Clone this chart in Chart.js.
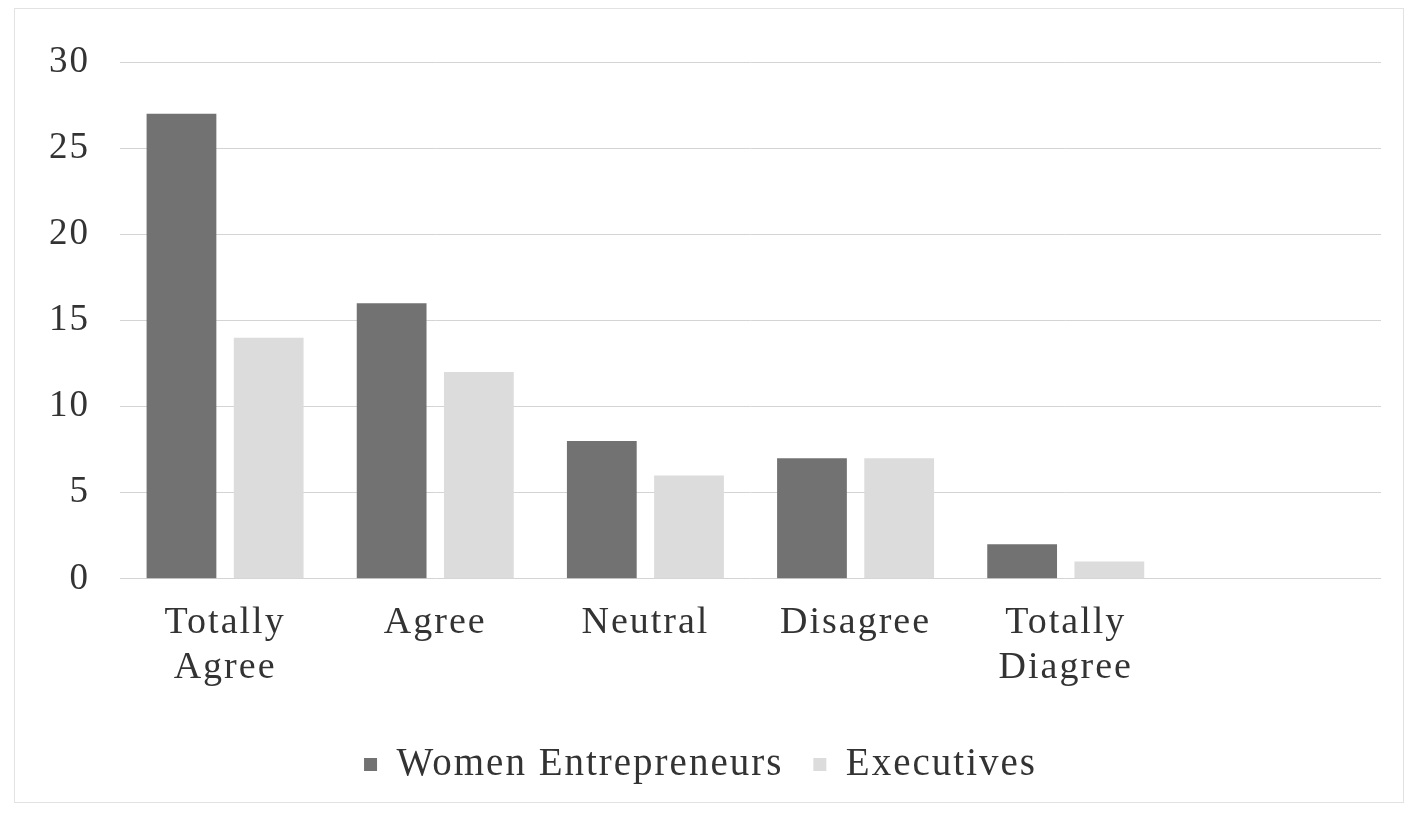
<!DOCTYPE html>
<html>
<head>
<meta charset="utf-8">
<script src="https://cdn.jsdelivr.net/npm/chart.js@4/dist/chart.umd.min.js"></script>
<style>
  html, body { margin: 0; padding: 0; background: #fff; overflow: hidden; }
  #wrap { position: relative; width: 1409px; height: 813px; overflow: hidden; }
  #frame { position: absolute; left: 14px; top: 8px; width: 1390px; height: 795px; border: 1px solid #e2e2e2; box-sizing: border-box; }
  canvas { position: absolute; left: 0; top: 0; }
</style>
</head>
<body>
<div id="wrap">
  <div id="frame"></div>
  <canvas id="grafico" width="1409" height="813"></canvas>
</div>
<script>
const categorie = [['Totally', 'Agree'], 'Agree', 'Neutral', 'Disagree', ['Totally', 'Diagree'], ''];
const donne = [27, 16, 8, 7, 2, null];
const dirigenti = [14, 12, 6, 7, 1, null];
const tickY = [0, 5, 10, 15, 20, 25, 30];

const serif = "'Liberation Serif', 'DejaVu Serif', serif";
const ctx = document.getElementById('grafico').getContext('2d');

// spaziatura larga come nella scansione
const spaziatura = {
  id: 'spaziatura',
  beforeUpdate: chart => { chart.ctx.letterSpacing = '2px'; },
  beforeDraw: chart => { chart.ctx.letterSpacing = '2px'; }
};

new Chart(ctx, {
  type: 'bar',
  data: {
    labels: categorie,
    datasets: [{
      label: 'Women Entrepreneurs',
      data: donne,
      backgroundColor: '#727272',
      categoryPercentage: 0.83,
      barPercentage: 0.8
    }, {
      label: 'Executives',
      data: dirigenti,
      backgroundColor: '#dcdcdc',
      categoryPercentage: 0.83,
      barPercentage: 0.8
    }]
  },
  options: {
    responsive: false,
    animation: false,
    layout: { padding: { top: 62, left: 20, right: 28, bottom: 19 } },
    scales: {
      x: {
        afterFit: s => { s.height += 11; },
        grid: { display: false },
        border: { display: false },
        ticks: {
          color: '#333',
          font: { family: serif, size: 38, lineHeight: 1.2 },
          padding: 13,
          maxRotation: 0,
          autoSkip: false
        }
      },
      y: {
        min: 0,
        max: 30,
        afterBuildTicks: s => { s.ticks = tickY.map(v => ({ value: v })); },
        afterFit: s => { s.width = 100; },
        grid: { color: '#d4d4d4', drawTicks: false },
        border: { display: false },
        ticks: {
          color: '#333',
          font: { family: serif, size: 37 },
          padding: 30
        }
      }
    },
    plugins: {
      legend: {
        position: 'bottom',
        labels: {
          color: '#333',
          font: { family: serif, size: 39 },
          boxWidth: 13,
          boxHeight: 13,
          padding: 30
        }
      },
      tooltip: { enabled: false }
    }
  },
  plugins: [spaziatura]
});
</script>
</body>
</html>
-.-.-
Task to complete
Quote all the lines above exactly as given. Do not include the pictures.

Written response
Clone this chart in Chart.js.
<!DOCTYPE html>
<html>
<head>
<meta charset="utf-8">
<script src="https://cdn.jsdelivr.net/npm/chart.js@4/dist/chart.umd.min.js"></script>
<style>
  html, body { margin: 0; padding: 0; background: #fff; overflow: hidden; }
  #wrap { position: relative; width: 1409px; height: 813px; overflow: hidden; }
  #frame { position: absolute; left: 14px; top: 8px; width: 1390px; height: 795px; border: 1px solid #e2e2e2; box-sizing: border-box; }
  canvas { position: absolute; left: 0; top: 0; }
</style>
</head>
<body>
<div id="wrap">
  <div id="frame"></div>
  <canvas id="grafico" width="1409" height="813"></canvas>
</div>
<script>
const categorie = [['Totally', 'Agree'], 'Agree', 'Neutral', 'Disagree', ['Totally', 'Diagree'], ''];
const donne = [27, 16, 8, 7, 2, null];
const dirigenti = [14, 12, 6, 7, 1, null];
const tickY = [0, 5, 10, 15, 20, 25, 30];

const serif = "'Liberation Serif', 'DejaVu Serif', serif";
const ctx = document.getElementById('grafico').getContext('2d');

// spaziatura larga come nella scansione
const spaziatura = {
  id: 'spaziatura',
  beforeUpdate: chart => { chart.ctx.letterSpacing = '2px'; },
  beforeDraw: chart => { chart.ctx.letterSpacing = '2px'; }
};

new Chart(ctx, {
  type: 'bar',
  data: {
    labels: categorie,
    datasets: [{
      label: 'Women Entrepreneurs',
      data: donne,
      backgroundColor: '#727272',
      categoryPercentage: 0.83,
      barPercentage: 0.8
    }, {
      label: 'Executives',
      data: dirigenti,
      backgroundColor: '#dcdcdc',
      categoryPercentage: 0.83,
      barPercentage: 0.8
    }]
  },
  options: {
    responsive: false,
    animation: false,
    layout: { padding: { top: 62, left: 20, right: 28, bottom: 19 } },
    scales: {
      x: {
        afterFit: s => { s.height += 11; },
        grid: { display: false },
        border: { display: false },
        ticks: {
          color: '#333',
          font: { family: serif, size: 38, lineHeight: 1.2 },
          padding: 13,
          maxRotation: 0,
          autoSkip: false
        }
      },
      y: {
        min: 0,
        max: 30,
        afterBuildTicks: s => { s.ticks = tickY.map(v => ({ value: v })); },
        afterFit: s => { s.width = 100; },
        grid: { color: '#d4d4d4', drawTicks: false },
        border: { display: false },
        ticks: {
          color: '#333',
          font: { family: serif, size: 37 },
          padding: 30
        }
      }
    },
    plugins: {
      legend: {
        position: 'bottom',
        labels: {
          color: '#333',
          font: { family: serif, size: 39 },
          boxWidth: 13,
          boxHeight: 13,
          padding: 30
        }
      },
      tooltip: { enabled: false }
    }
  },
  plugins: [spaziatura]
});
</script>
</body>
</html>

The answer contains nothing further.